What Media Elements Add Visual Interest to a Procedural Document?

A procedural document, such as instructions or a user guide, ensures a task is performed correctly and consistently. The clarity of these documents directly influences the user’s success rate and the overall efficiency of the process. Text alone often struggles to convey spatial relationships or complex sequences, leading to confusion and errors. Integrating visual media enhances comprehension by engaging the reader’s visual processing capabilities.

Static Visuals for Reference

Static visuals identify specific objects, tools, or interfaces required for a step. High-quality photographs offer immediate, real-world context, confirming the user is holding the correct component or looking at the right machine. For software instructions, annotated screenshots provide a fixed image of the interface with highlighted areas. This visual confirmation reduces the cognitive load required to match a text description to reality.

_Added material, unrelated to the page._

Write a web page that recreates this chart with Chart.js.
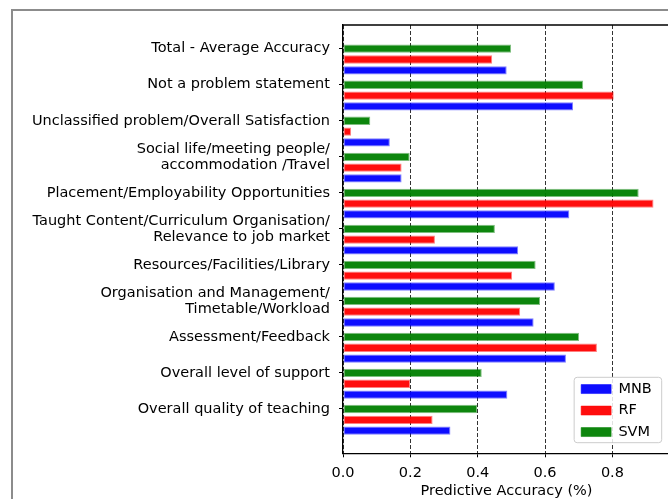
<!DOCTYPE html>
<html>
<head>
<meta charset="utf-8">
<script src="https://cdn.jsdelivr.net/npm/chart.js@4.4.1/dist/chart.umd.min.js"></script>
<style>
  html, body { margin: 0; padding: 0; background: #fff; overflow: hidden; width: 668px; height: 499px; }
  #frame { position: absolute; left: 11px; top: 9px; width: 720px; height: 560px; border-left: 2px solid #8c8c8c; border-top: 2px solid #8c8c8c; }
  #wrap { position: absolute; left: 0; top: 0; width: 690px; height: 510px; }
</style>
</head>
<body>
<div id="frame"></div>
<div id="wrap"><canvas id="accChart" width="690" height="510"></canvas></div>
<script>
// categories, top to bottom
var categories = [
    "Total - Average Accuracy",
    "Not a problem statement",
    "Unclassified problem/Overall Satisfaction",
    ["Social life/meeting people/", "accommodation /Travel"],
    "Placement/Employability Opportunities",
    ["Taught Content/Curriculum Organisation/", "Relevance to job market"],
    "Resources/Facilities/Library",
    ["Organisation and Management/", "Timetable/Workload"],
    "Assessment/Feedback",
    "Overall level of support",
    "Overall quality of teaching"
];
var mnb = [0.486, 0.683, 0.139, 0.174, 0.672, 0.520, 0.629, 0.566, 0.662, 0.488, 0.319];
var rf  = [0.443, 0.804, 0.024, 0.174, 0.922, 0.273, 0.502, 0.526, 0.754, 0.199, 0.266];
var svm = [0.499, 0.713, 0.081, 0.198, 0.878, 0.451, 0.572, 0.585, 0.701, 0.412, 0.399];
var xTicks = [0, 0.2, 0.4, 0.6, 0.8];

// two empty slots above each group so the tick sits on the SVM bar
var spacer = categories.map(function(){ return null; });

Chart.defaults.font.family = "'DejaVu Sans', sans-serif";
Chart.defaults.font.size = 14.5;
Chart.defaults.color = '#000';

var FONT = 14.5, LPAD = 7;
var PITCH = FONT + LPAD;

var legendPlace = {
    id: 'legendPlace',
    afterLayout: function(chart){
        var lg = chart.legend, ca = chart.chartArea;
        var itemsTop = ca.bottom - 7 - 3 * PITCH;
        lg.left = ca.right - 8.3 - lg.width;
        lg.right = lg.left + lg.width;
        lg.top = itemsTop - LPAD;
        lg.bottom = ca.bottom;
        var fy = itemsTop - 4.5;
        lg._frame = { x: lg.left, y: fy, w: lg.width, h: (ca.bottom - 10.6) - fy };
        if (!lg._wrapped) {
            var orig = lg.draw;
            lg.draw = function(){
                var f = this._frame, ctx = this.ctx;
                ctx.save();
                ctx.beginPath();
                ctx.roundRect(f.x, f.y, f.w, f.h, 3);
                ctx.fillStyle = 'rgba(255,255,255,0.85)';
                ctx.fill();
                ctx.lineWidth = 1;
                ctx.strokeStyle = '#cccccc';
                ctx.stroke();
                ctx.restore();
                orig.apply(this, arguments);
            };
            lg._wrapped = true;
        }
    }
};

var spines = {
    id: 'spines',
    beforeDatasetsDraw: function(chart){
        var ca = chart.chartArea, ctx = chart.ctx;
        ctx.save();
        ctx.strokeStyle = '#000';
        ctx.lineWidth = 1.3;
        ctx.beginPath();
        ctx.moveTo(ca.left, ca.top);
        ctx.lineTo(ca.right, ca.top);
        ctx.lineTo(ca.right, ca.bottom);
        ctx.stroke();
        ctx.restore();
    }
};

function barSet(label, data, r, g, b){
    return {
        label: label,
        data: data,
        backgroundColor: 'rgba(' + r + ',' + g + ',' + b + ',0.95)',
        borderColor: 'rgba(' + r + ',' + g + ',' + b + ',0.5)',
        borderWidth: 1,
        borderSkipped: false
    };
}

var ctx = document.getElementById('accChart');
var accChart = new Chart(ctx, {
    type: 'bar',
    data: {
        labels: categories.map(function(c, i){ return i; }),
        datasets: [
            { label: '', data: spacer },
            { label: '', data: spacer },
            barSet('SVM', svm, 0, 128, 0),
            barSet('RF', rf, 255, 0, 0),
            barSet('MNB', mnb, 0, 0, 255)
        ]
    },
    options: {
        indexAxis: 'y',
        responsive: false,
        animation: false,
        categoryPercentage: 1.5,
        barPercentage: 0.77,
        layout: { padding: { top: 25, right: 20, bottom: 0, left: 0 } },
        plugins: {
            tooltip: { enabled: false },
            legend: {
                position: 'chartArea',
                align: 'start',
                labels: {
                    boxWidth: 30,
                    boxHeight: 9,
                    padding: LPAD,
                    color: '#000',
                    font: { size: FONT },
                    filter: function(item){ return item.text !== ''; },
                    sort: function(a, b){ return b.datasetIndex - a.datasetIndex; }
                }
            }
        },
        scales: {
            x: {
                type: 'linear',
                min: 0,
                max: 0.971,
                afterFit: function(s){ s.height = 510 - 453.3; },
                afterBuildTicks: function(s){ s.ticks = xTicks.map(function(v){ return { value: v }; }); },
                ticks: {
                    color: '#000',
                    padding: 7,
                    font: { size: FONT },
                    callback: function(v){ return v.toFixed(1); }
                },
                grid: {
                    color: '#333',
                    lineWidth: 1,
                    drawTicks: true,
                    tickLength: 4,
                    tickColor: '#000',
                    tickBorderDash: []
                },
                border: { display: true, color: '#000', width: 1.3, dash: [4, 2] },
                title: {
                    display: true,
                    text: 'Predictive Accuracy (%)',
                    color: '#000',
                    font: { size: FONT },
                    padding: { top: 4, bottom: 10 }
                }
            },
            y: {
                type: 'linear',
                reverse: true,
                offset: false,
                min: -0.658,
                max: 11.23,
                afterFit: function(s){ s.width = 343; },
                afterBuildTicks: function(s){ s.ticks = categories.map(function(c, i){ return { value: i }; }); },
                ticks: {
                    color: '#000',
                    padding: 9,
                    autoSkip: false,
                    font: { size: FONT, lineHeight: 1.1 },
                    callback: function(v){ return categories[v]; }
                },
                grid: { offset: false, drawOnChartArea: false, drawTicks: true, tickLength: 4, color: '#000' },
                border: { display: true, color: '#000', width: 1.3 }
            }
        }
    },
    plugins: [legendPlace, spines]
});
</script>
</body>
</html>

The effectiveness of these visuals relies heavily on careful presentation. Simple line drawings strip away distracting backgrounds, focusing attention purely on the shape or mechanism being described. Precise cropping eliminates extraneous information from photographs or screenshots, ensuring the image contains only relevant detail. Adding callouts or arrows directly onto the image with clear labels ensures unambiguous identification of features. This immediate visual reference helps prevent the user from misidentifying a part or selecting an incorrect menu option.

Diagrammatic Graphics for Process

Diagrammatic graphics illustrate abstract concepts, relationships, and the flow of actions. Flowcharts transform dense, linear text into a scannable map of procedural steps and potential pathways. These diagrams use standardized shapes—such as ovals for start/end points and diamonds for decisions—to quickly communicate the function of each step. This spatial arrangement allows the user to grasp the entire sequence structure almost instantaneously.

Process diagrams are effective for procedures involving conditional logic or multiple stakeholders. A decision tree visually maps out the potential consequences of various choices, showing the path to follow based on a specific outcome. For complex organizational procedures, swim lane diagrams separate the process into distinct channels. This clarifies roles and responsibilities that might otherwise be obscured in text.

Consistent use of icons functions as powerful visual shorthand. When the same icon represents a specific tool, hazard, or concept, it reduces the cognitive effort required for recognition. This visual consistency accelerates the user’s ability to locate and process information when scanning a multi-page document. These graphics provide a structural framework that complements the written instructions.

Dynamic Media for Complex Actions

Dynamic media, such as short video clips or animated GIFs, are suited for demonstrating actions involving motion or precise timing. These elements capture complex physical maneuvers or delicate assembly steps difficult to convey through static images or written instructions. Watching a demonstration provides spatial and temporal information that photographs cannot replicate.

A short, looped GIF is often used to show rapid, repetitive software actions, such as a specific mouse-click sequence. The continuous playback allows the user to observe the action repeatedly until they are confident in replicating the movement. While effective for showing action, dynamic media introduces practical considerations like file size and accessibility. Procedural documents must account for the bandwidth required and provide alternatives, such as detailed text descriptions, for all audiences and devices.